We have many questions relating to the rights of our children and society in general, seemingly being ignored and overshadowed by the need for further political messaging, irrespective of the greater good it was seeking to achieve, which remained dubious because there was no evidence to substantiate the decisions leading to those messages. It is our view this was ignored. In our view, governments knew the dangers of lockdowns and restrictions, you only have to check their own website https://www.gov.uk/government/publications/wellbeing-in-mental-health-applying-all-our-health.

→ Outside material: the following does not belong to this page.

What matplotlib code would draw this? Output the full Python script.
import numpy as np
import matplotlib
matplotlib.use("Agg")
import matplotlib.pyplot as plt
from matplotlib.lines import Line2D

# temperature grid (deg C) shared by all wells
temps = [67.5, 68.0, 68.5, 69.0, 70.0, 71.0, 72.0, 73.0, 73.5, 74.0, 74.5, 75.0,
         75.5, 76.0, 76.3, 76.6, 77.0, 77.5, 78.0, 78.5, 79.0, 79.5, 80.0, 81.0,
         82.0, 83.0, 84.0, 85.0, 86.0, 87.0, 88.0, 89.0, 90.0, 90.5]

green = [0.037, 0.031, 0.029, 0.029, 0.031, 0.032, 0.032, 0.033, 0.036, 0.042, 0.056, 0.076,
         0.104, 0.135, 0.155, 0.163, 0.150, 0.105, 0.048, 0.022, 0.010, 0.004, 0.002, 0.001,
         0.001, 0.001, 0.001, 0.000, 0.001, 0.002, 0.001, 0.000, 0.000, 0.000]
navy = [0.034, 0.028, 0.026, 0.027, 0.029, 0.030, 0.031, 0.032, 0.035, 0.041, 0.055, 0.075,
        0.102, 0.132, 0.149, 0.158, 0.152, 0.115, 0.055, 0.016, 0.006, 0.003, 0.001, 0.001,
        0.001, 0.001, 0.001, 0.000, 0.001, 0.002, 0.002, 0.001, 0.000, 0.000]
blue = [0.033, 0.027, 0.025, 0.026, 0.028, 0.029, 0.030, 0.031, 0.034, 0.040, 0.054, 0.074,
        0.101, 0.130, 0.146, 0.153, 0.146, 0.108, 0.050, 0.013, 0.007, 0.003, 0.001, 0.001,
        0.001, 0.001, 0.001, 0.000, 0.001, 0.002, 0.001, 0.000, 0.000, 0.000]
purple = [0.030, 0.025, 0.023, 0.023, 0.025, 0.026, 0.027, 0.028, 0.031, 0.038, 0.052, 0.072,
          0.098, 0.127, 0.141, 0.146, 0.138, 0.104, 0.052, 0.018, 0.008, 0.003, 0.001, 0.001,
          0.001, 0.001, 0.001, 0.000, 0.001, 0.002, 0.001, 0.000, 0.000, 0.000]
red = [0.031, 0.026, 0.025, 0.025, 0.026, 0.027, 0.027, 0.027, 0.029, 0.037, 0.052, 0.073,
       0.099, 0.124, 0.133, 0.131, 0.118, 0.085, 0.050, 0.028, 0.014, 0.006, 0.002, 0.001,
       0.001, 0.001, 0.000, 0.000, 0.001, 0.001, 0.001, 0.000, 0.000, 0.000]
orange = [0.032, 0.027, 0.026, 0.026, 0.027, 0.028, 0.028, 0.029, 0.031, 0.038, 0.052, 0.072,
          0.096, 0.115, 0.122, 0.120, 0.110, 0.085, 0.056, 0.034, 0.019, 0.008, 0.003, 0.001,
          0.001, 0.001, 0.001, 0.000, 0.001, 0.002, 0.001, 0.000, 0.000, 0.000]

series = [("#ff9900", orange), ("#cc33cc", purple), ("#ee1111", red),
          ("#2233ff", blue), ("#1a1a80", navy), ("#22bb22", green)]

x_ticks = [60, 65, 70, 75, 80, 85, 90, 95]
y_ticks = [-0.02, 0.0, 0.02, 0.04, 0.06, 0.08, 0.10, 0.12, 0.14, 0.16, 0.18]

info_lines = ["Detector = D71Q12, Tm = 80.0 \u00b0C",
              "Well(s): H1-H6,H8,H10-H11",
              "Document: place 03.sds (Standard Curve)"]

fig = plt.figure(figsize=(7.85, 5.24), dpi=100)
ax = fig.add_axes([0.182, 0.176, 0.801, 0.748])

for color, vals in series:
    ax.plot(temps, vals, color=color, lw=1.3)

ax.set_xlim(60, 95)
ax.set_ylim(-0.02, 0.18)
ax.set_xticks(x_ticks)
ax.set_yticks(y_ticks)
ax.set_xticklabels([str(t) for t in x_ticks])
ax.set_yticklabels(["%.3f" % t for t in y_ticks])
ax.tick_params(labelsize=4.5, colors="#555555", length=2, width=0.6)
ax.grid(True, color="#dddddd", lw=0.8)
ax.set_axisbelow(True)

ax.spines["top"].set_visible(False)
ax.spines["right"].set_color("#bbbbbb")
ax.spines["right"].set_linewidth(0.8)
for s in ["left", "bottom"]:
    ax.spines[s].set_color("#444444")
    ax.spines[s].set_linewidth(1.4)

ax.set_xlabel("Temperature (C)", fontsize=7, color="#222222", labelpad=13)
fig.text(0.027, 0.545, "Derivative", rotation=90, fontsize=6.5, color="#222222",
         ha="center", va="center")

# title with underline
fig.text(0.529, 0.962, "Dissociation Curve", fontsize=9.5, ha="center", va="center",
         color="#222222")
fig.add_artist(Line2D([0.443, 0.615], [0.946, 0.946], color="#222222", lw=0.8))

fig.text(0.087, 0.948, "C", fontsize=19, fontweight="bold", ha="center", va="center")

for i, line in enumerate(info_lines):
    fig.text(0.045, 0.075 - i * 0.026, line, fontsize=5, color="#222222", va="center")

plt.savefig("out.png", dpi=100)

in relation to guidance on wellbeing . Many children’s charities have policies already in place to ensure the physical and mental health of our children and young people. Many medical professionals doctors and professors such as Carl Heneghan the director of the center of evidence based medicine questioned and challenged these measures. Was it right that people had been forced to stay at home only being allowed out once a day for walk while hibernating from the rest of society? Are we now reaping the consequences as per Chris Witty’s speech at the association of directors of public health

We must reflect on the past two years, we must learn from the failures and ensure a much more resilient population. We were vulnerable, but it is our belief that we as parents and community had, at the outset challenged these measures and been more knowledgeable then perhaps we may not just have been facing the mental and

Life Expectancy

physical health issues we are facing today. ARN believes in applying proactive methods with an effective due process that leads to the evidence allowing us to assess laws, regulations, plans, policy, guidance and practices. This creates a more in-depth perspective within which to understand how these proposals seeking to restrict our lives are to be enhanced and enforced by various government agencies and statutory bodies. We as parents must learn and should advocate on behalf of ourselves and our children. We must be the fulcrum in the first line of defence for our children and young people. We must learn to empower and educate ourselves in order to step in and say “No, you don’t get to do that” People who should have been there to protect our children weren’t. A vulnerable society will always depend on others to step in when they can’t, that is justice. We surely must realize that we need to become our own advocates. We must understand there is a need to become our own lawyers. We need to stop giving our power away unnecessarily. Upon reflection, I feel it’s time to consider how we change this going forward, can we as a society find a new way of thinking? With the chief medical officers own admission on the impact on our mental and physical health the lockdowns had, can it now be argued that such draconian measures can never again be introduced?